Products reaching millions of users also mean getting many support requests. Our team of 17 support agents receive 450 new tickets daily. Some of those tickets might be frequently asked and easily solvable, but others require reaching out to engineers to gain more insights. Imagine having to reach out to engineers for each of those tickets: that’s a huge impact on productivity.
Optimizing the customer support journey will impact your team's productivity while speeding up the time it takes to go from bug report to bug fix. With the right upfront insights, support agents can indicate whether a bug fix is needed without bothering engineers.
Indicating repetition
Improving the customer support journey starts by indicating repetitive tasks and questions. Repetition can happen at several levels, including conversations between support and users, as well as between support and engineers.
Our mobile apps support team often reached out to our mobile engineers, after which they got questions like “Which app version is the user using?” or “Is the user already using the latest iOS version?”. It’s also common to see the same issues happening again:
The Transfer for this user also failed because of low storage on their device.
— A mobile engineer answering a support agent question
Repetitive questions and product failures can lead to repetitive chats between users, developers, and support agents. While the best solution would be to solve those issues entirely, we have to optimize for scenarios that won’t disappear.
Empowering support agents
By empowering support agents to answer common scenarios themselves, we reduce the disturbance for engineers while we increase the productivity of the whole support team. Commonly asked questions should have an answer per user without requiring an engineer. Ideally, support agents would also be able to indicate patterns between tickets and validate whether users run into the same issue as other users. The latter will ensure agents only occasionally reach out to engineers for a common issue.

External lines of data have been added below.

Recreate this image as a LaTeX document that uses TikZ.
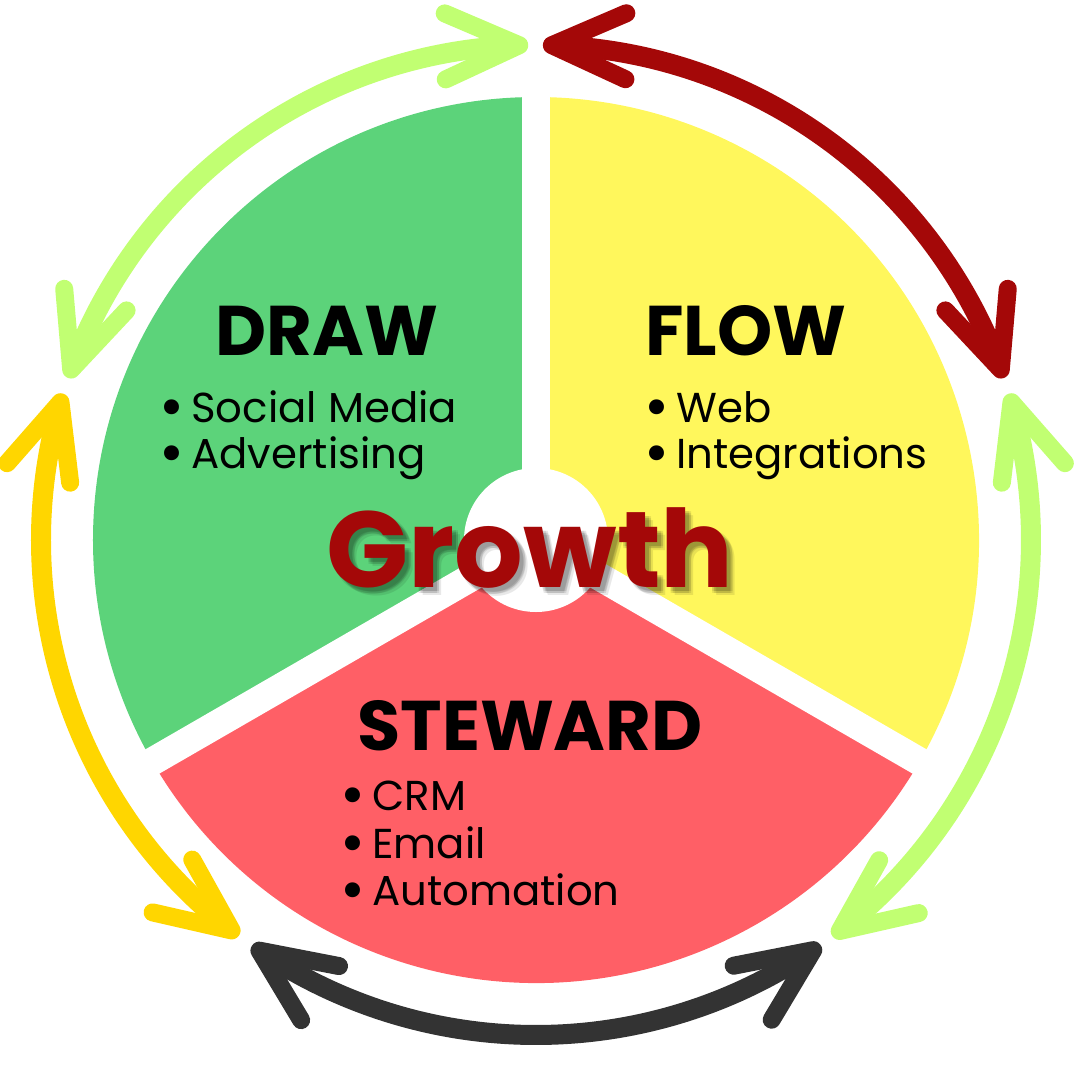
\documentclass[tikz,border=0pt]{standalone}
\usepackage{fontspec}
\setmainfont{Poppins}
\usepackage{xcolor}
\usepackage{graphicx}
\usepackage{tikz}
\usetikzlibrary{arrows.meta, bending}
\definecolor{drawgreen}{HTML}{5CD37A}
\definecolor{flowyellow}{HTML}{FFF75C}
\definecolor{stewardred}{HTML}{FF5F66}
\definecolor{limegreen}{HTML}{C1FF72}
\definecolor{deepred}{HTML}{A40808}
\definecolor{goldyellow}{HTML}{FFD600}
\definecolor{darkgrey}{HTML}{333333}
\newcommand{\listdot}{\raisebox{-1.6pt}{\scalebox{1.45}{\textbullet}}\hspace{0.16em}}
\tikzset{every node/.append style={font=\rmfamily}}
\tikzset{
  sectorhead/.style={font=\bfseries\fontsize{20}{24}\selectfont, anchor=base, inner sep=0pt},
  bulletitem/.style={font=\fontsize{11.9}{14}\selectfont, anchor=base west, inner sep=0pt},
  growthtext/.style={font=\bfseries\fontsize{30.7}{36}\selectfont, anchor=base, inner sep=0pt},
  cyclearrow/.style={line width=2mm, line cap=round, <->},
}

\begin{document}
\begin{tikzpicture}[x=0.1mm, y=0.1mm, >={Straight Barb[round, line width=1.8mm, length=7.4mm, width=6.6mm]}]
    \useasboundingbox (-536,-540) rectangle (544,540);

    % Three sectors of the wheel
    \fill[drawgreen] (0,0) -- (90:443) arc[start angle=90, end angle=210, radius=443] -- cycle;
    \fill[flowyellow] (0,0) -- (-30:443) arc[start angle=-30, end angle=90, radius=443] -- cycle;
    \fill[stewardred] (0,0) -- (210:443) arc[start angle=210, end angle=330, radius=443] -- cycle;

    % White gaps and hub
    \foreach \a in {90, 210, 330}
        \draw[white, line width=2.8mm] (0,0) -- (\a:460);
    \fill[white] (0,0) circle (72);

    % Cycle arrows round the wheel
    \draw[cyclearrow, limegreen] (160.9:495) arc[start angle=160.9, end angle=90.9, radius=495];
    \draw[cyclearrow, deepred] (89.2:495) arc[start angle=89.2, end angle=19.1, radius=495];
    \draw[cyclearrow, goldyellow] (162.8:495) arc[start angle=162.8, end angle=233.1, radius=495];
    \draw[cyclearrow, limegreen] (17.2:495) arc[start angle=17.2, end angle=-53.2, radius=495];
    \draw[cyclearrow, darkgrey] (235:495) arc[start angle=235, end angle=305.1, radius=495];

    % Sector titles
    \node[sectorhead] (draw) at (-209,185) {DRAW};
    \node[sectorhead] (flow) at (210,185) {FLOW};
    \node[sectorhead] (steward) at (-6,-210) {STEWARD};

    % Bullet lists
    \node[bulletitem] (social) at (-377,118) {\listdot Social Media};
    \node[bulletitem] (advert) at (-377,72) {\listdot Advertising};
    \node[bulletitem] (web) at (108,118) {\listdot Web};
    \node[bulletitem] (integ) at (108,72) {\listdot Integrations};
    \node[bulletitem] (crm) at (-196,-270) {\listdot CRM};
    \node[bulletitem] (email) at (-196,-318) {\listdot Email};
    \node[bulletitem] (autom) at (-196,-365) {\listdot Automation};

    % Centre word with soft shadow
    \foreach \dx/\dy [count=\i] in {4/-4, 6/-6, 8/-8, 6/-4, 4/-6}
        \node[growthtext, text=black, opacity=0.09] (growthshadow\i) at (-6+\dx,-47+\dy) {Growth};
    \node[growthtext, text=deepred] (growth) at (-6,-47) {Growth};
\end{tikzpicture}
\end{document}
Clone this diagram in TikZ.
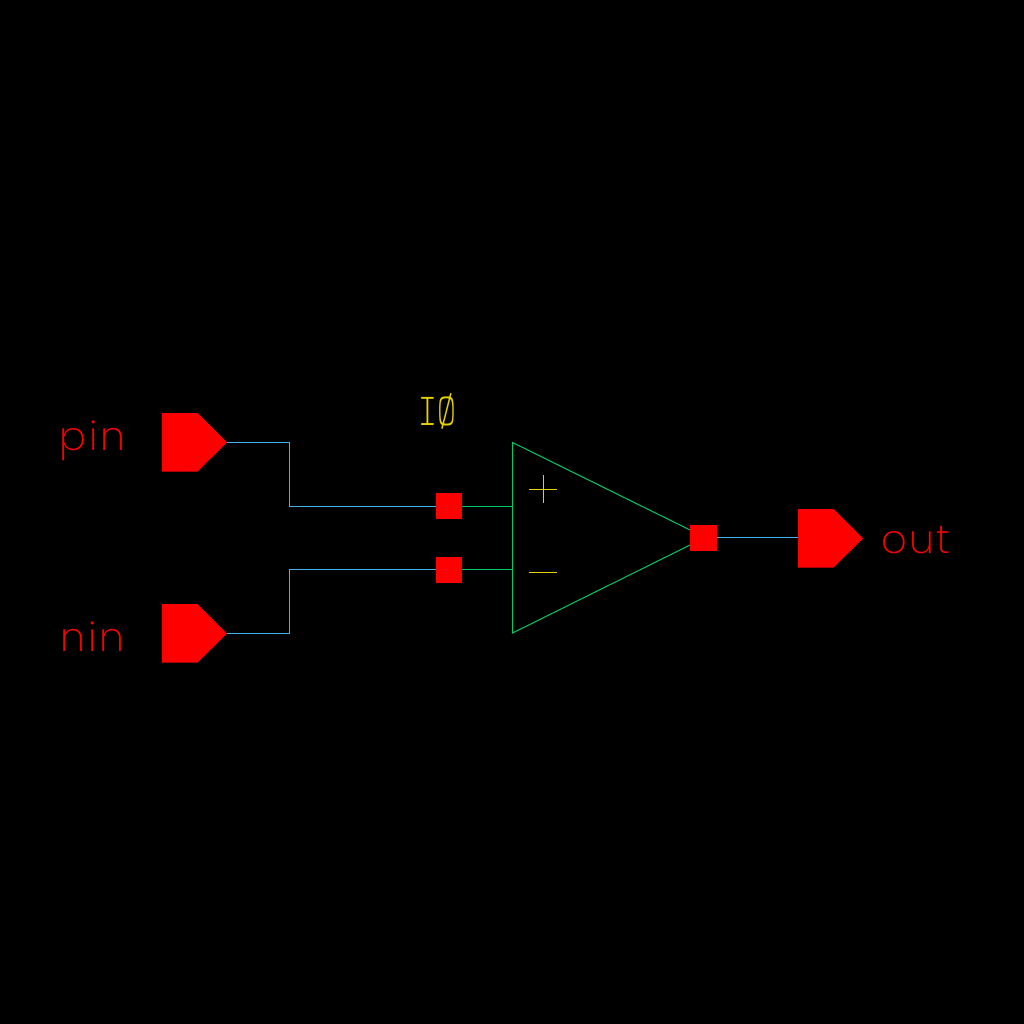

Introducing Diagnostics Reports
Providing answers to common questions and speeding up repetitive tasks can be done by creating so-called Diagnostics reports. Our iOS team embraced these reports and open-sourced their framework accordingly:
Users can reach out to support from within the mobile apps by sending an email that will have a Diagnostics Report attached:
The attached Diagnostics Report contains information about the user’s device, app version, and sessions. An example Diagnostics report looks as follows:
It’s an HTML page with a floating menu on the right that allows navigating through several sections quickly. The report is built out of chapters that can be customized per client to fit their needs better. Our mobile apps created links to tools like Firebase and Datadog to open crash logs and session data specific to the user. Repetitive tasks like finding back a user in those tools become easier to perform, reducing the time engineers need in case support does reach out.f
The support team can quickly answer questions like OS and App versions without replying to the user:
Before these reports, agents had to have several back-and-forth conversations just to get basic details for a user.
The session overview shows system, debug, and error logs that will act like detailed breadcrumbs while analyzing. Support agents can enable filters to show error logs only, allowing them to indicate repetitive issues for our users:
Smart Insights
While the Diagnostics report enables support to get answers, it’s not always to know where to look for answers. The Smart Insights chapter allows anyone to answer common questions quickly, even if they’re new to Diagnostics reports:
In this case, the intelligent insights show which experiments are active for the user, how much storage is left, and whether an update is available. Support knows there’s nothing essential behind the user issue as long as there are only green checks. If the user used an older version, a ⚠️ sign would be shown instead.
Clients can implement custom smart insights based on system logs, thrown errors, or other details they can get out of the user’s environment.
Close collaboration between support and development
Support teams need to work together with client teams by checking in bi-weekly. Each check-in will focus on updating client teams with the latest trends in support tickets and finding out what repetitive scenarios we might have.
Optimizing the customer support journey is an ongoing effort. New scenarios of repetition will appear, while previous ones might disappear. Engineers must stay updated to optimize the Diagnostics reports based on the latest insights. Doing so constantly empowers support agents and reduces the time engineers might spend giving support the answers they need.
Conclusion
Optimizing the customer support journey impacts the support and engineering team’s productivity. At the same time, your users will more quickly get an answer for their issue leading to happier customers. Diagnostics reports provide valuable insights for support agents and engineers, removing the need to have back-and-forth conversations to extract primary user data.